When a baby, being the healthy inquisitive child you have always wanted him or her to be, starts experimenting, problems arise in every household. The first crawl takes him or her straight to the electric plug. The minute you plunge to create distance between baby’s fingers and plug, she heads for the glass shelf with your great grandmother’s collection of porcelain thimbles. Before you even register her intent and catching you in mid-scream, she decides not to pull that over her head, as she notices the gleaming light of the PC tower beneath your desk. Obviously, she heads to check that out.
In three minutes flat you have discovered that your entire living room needs a serious reshuffle to make it not just safe for baby, but also a space where you can rest in peace of mind. Some guidelines of what babies usually dive for when they start crawling and walking might assist you as you re-assemble furniture:
Electric wires and computer cables
These long serpentine things may be dull black or white coloured and a mere necessity for you, but for a baby they are something to dig their teeth into, pull at and twirl round their neck. Raise the wires and cables well above floor level and well out of reach. PC towers must be placed where baby can’t reach.

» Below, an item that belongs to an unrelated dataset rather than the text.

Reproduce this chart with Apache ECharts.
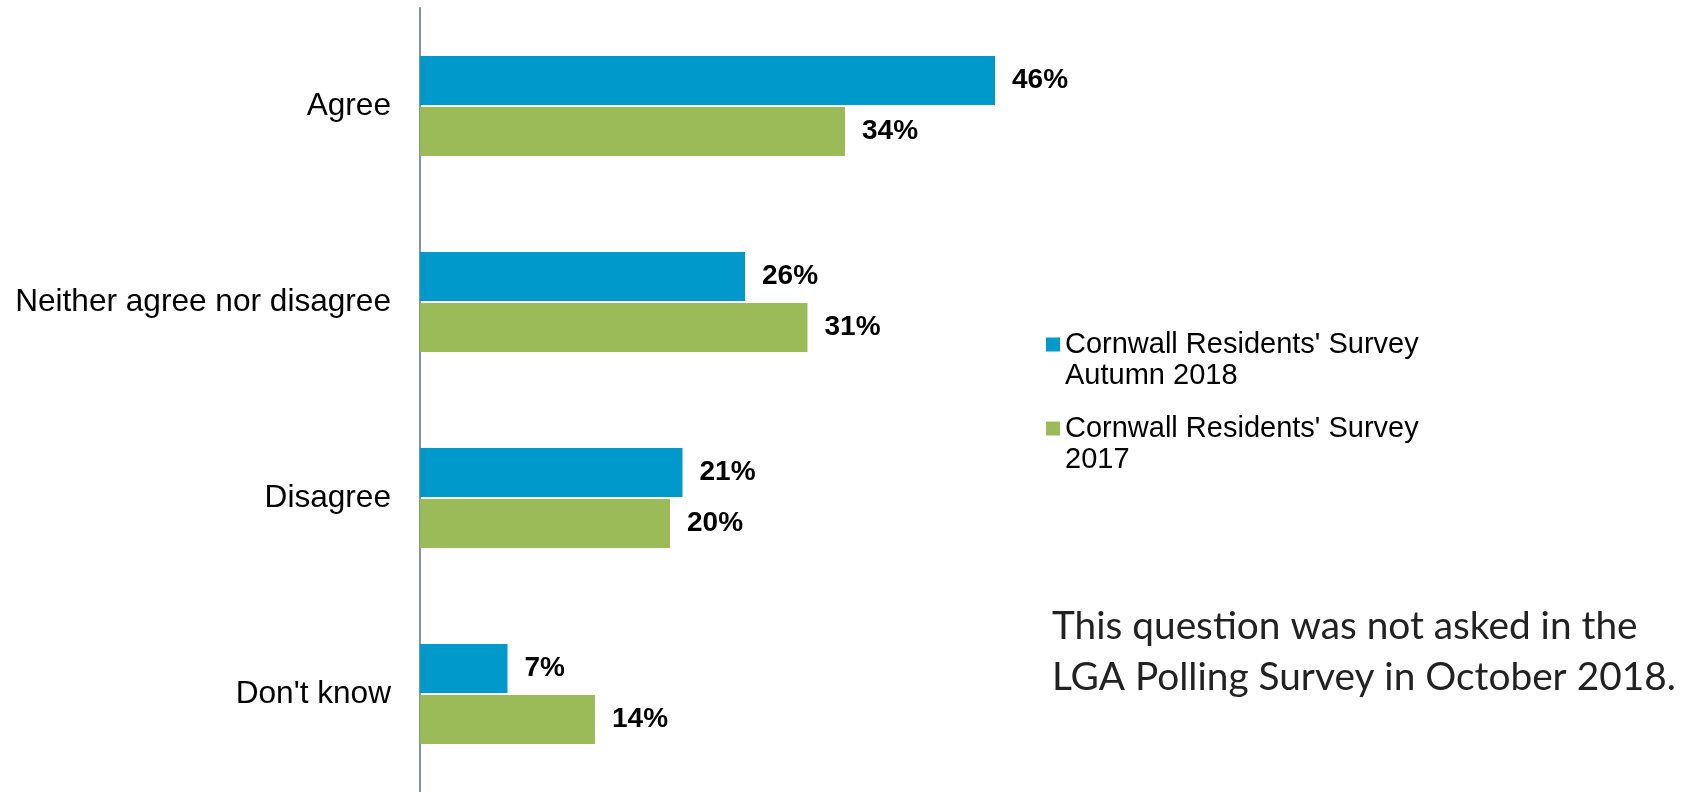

Electric plugs and sockets
Holes in the wall (not of the money making kind), these are neatly placed to let babies poke a finger in and perhaps try two or more just to check what fits. Great for electrocutions, these contraptions should be shielded with appropriate socket covers that fit firmly in. Don’t try to hide them behind armchairs… Babies have a neat way of finding hidden objects – it just adds to the challenge.
Remove breakables from baby’s line of vision. Some parents decide to brave it all, insisting that baby will have to get used to the big vase in the corridor or the flower pot with the decade-old begonia. It is likely that baby will pull the vase over the cat and prune the begonia to its death. Worse still, the vase may end on baby’s head and the begonia may end up in her stomach.
So, just play safe. The vase can come back out of hiding when baby has more sense, and the begonia can bask happily if you place it above baby’s eye and reach level.
Gates at staircases
Fit gates at the bottom and top of staircases for obvious reasons. Do not make do with makeshift contraptions and then show baby how to shove them to the side. Babies watch you closer than you think.
Cupboards and dangerous products
Babies are curious creatures, so closed cupboards will not dissuade them from opening to discover the mysteries within. Unless you can lock bottom cupboard doors in bathrooms and kitchens especially, it would be very wise to remove dangerous items from them.
Food, toiletries, perfumes, medicinals, washing/polishing/cleaning products, paints… All such items should be stored in cupboards which infants cannot get to. The most likely accident would be for baby to ingest a dangerous chemical or medicine or to damage skin or eyes with corrosive chemicals. Even your teenager’s nail varnish could cause serious complications.
Burning elements and fans
Keep babies away from open fireplaces, wood burning stoves, cooking stoves, radiators, fans and anything with a motor in it. Sounds complicated?
Babies and elevated spaces
And last but not least, never, ever leave a baby unattended when he or she is atop of a bed, a changer, a sofa, an armchair or any elevated space.